The question I secretly despise the most is one that I will probably not be able to avoid: Tell me about yourself.
Seems easy when you first hear it. But for me, I am pushed into an abyss of information overload. What should I say about myself that showcases my skills and knowledge without sounding like I am bragging? What will make me sound interesting as a person? What should I bring up so I will be a memorable candidate? What is it about me that makes me different from all the other people?
I have done things in my life. It’s not like I sat on my bum and did nothing for the past 5 years. I’ve gotten out there and I have learned things. And these things that I’ve learned do not just come from school. I’ve worked, traveled to other countries, and cooperated with different people. I have accomplished things that I am proud of and I truly do believe that I can do things if given the opportunity to.

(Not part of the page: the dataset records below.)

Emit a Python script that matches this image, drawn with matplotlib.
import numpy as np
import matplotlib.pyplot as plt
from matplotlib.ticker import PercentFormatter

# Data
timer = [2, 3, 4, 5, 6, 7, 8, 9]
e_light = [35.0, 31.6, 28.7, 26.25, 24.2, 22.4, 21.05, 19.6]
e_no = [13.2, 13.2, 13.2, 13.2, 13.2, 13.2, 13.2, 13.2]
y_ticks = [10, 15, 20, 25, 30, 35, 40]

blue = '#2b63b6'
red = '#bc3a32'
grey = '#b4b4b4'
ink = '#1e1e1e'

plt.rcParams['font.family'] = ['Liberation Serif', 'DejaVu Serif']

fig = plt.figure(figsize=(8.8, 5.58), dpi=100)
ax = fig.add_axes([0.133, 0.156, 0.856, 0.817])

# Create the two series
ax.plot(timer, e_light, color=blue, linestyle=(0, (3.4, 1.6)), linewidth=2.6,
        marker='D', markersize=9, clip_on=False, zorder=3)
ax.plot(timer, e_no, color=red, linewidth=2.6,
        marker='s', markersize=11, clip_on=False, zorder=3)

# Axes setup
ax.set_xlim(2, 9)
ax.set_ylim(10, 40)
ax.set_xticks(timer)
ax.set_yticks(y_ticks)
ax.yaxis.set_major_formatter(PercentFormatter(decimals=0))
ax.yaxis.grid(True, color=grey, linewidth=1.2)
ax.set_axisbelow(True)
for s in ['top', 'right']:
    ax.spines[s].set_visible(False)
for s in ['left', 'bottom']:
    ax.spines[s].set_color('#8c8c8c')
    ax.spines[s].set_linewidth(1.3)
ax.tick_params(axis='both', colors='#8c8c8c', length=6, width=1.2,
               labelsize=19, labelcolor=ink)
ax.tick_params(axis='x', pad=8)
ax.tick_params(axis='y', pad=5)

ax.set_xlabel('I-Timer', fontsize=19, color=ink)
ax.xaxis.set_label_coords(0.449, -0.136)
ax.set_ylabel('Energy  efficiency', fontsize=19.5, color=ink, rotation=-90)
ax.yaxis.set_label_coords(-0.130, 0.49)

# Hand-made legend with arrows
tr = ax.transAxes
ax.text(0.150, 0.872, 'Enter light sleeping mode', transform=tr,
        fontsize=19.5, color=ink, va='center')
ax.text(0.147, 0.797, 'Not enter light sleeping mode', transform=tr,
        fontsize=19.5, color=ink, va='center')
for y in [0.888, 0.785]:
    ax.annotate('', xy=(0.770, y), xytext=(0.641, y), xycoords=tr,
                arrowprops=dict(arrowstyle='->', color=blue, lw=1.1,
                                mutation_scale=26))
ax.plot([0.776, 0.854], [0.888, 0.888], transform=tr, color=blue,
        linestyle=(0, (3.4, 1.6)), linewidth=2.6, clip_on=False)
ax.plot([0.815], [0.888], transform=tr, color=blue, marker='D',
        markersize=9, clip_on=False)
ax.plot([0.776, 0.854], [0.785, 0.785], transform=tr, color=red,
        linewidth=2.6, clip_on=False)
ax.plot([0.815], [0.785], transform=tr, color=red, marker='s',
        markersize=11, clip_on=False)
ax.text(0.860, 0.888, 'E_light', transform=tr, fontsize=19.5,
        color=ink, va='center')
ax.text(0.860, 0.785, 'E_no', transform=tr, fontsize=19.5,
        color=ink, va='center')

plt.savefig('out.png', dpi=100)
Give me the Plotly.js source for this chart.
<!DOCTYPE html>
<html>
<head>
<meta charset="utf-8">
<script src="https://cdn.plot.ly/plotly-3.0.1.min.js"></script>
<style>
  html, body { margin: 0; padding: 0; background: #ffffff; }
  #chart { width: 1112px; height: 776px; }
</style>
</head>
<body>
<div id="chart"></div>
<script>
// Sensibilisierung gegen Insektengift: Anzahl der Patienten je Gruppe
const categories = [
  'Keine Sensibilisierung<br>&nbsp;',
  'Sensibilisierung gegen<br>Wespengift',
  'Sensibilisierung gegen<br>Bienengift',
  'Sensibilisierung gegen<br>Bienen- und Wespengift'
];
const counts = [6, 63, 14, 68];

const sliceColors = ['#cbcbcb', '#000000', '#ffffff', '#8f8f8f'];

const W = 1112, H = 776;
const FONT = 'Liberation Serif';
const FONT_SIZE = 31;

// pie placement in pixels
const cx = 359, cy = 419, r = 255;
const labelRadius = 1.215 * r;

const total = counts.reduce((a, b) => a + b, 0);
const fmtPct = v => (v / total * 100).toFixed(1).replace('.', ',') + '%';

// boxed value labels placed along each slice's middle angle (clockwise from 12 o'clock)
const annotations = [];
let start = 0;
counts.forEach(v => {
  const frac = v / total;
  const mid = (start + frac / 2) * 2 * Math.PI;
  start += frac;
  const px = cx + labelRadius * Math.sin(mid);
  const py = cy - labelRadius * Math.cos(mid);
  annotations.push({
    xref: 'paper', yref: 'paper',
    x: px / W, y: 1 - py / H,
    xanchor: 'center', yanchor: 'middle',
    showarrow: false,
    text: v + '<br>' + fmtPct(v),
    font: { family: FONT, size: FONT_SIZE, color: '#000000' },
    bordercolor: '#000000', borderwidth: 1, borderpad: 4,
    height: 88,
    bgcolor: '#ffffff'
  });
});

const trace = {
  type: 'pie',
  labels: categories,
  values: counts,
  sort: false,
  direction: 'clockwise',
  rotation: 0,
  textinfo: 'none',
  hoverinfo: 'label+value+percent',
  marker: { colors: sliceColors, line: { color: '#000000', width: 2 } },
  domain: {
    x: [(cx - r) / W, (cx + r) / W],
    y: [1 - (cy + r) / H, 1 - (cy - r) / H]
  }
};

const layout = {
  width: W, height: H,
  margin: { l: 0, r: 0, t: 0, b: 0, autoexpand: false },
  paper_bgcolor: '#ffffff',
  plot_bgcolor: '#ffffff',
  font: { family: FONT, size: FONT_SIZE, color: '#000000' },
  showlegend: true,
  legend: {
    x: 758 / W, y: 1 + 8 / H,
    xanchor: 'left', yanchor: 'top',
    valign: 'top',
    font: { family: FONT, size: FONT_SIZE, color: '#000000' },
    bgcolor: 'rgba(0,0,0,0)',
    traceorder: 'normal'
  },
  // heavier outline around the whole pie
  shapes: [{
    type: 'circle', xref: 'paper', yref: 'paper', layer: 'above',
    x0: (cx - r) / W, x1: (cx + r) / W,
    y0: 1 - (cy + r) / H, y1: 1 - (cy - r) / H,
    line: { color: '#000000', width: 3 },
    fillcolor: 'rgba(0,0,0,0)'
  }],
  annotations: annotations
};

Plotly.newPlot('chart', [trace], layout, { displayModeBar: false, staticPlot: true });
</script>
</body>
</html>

But when I am faced with that question or the question, “What makes you stand out from the other applicants?” I don’t see myself as someone special. I see myself like every other person who is out there trying to find a place for themselves in this world. I am just a normal person. And I guess that’s the scary part about interviews for me. It begins with the interviewer judging me but at the end of it I walk out judging myself.
I discussed this problem with my co-op adviser the other day and one thing she told me really stuck into my mind. She told me, “You can’t start spiraling downhill by comparing yourself to the other applicants because you don’t know the other applicants. The only thing you can do is reinforce what kind of person you are and what kind of things you have done.”
For some reason, I had always assumed that the other applicants were very similar to me. I thought that because we are all applying for the same position we must have similar experiences, personalities, and interests. But now that I think about it again, it may not be true. And even if it was true, that doesn’t make any of my accomplishments or successes any less than what they are.
“Your self-confidence is simply the part of your brain that tells you whether or not you should try something different or new or believe in yourself, and just as a Jedi truly believes that it is within their power to control their thoughts and stay in the Light, so can you.”
― Stephen Richards, Develop Jedi Self-Confidence: Unleash the Force within You
I hope everyone will be able to realize the goodness in their selves and their actions. And for those who have an upcoming interview, don’t lose your confidence in yourself.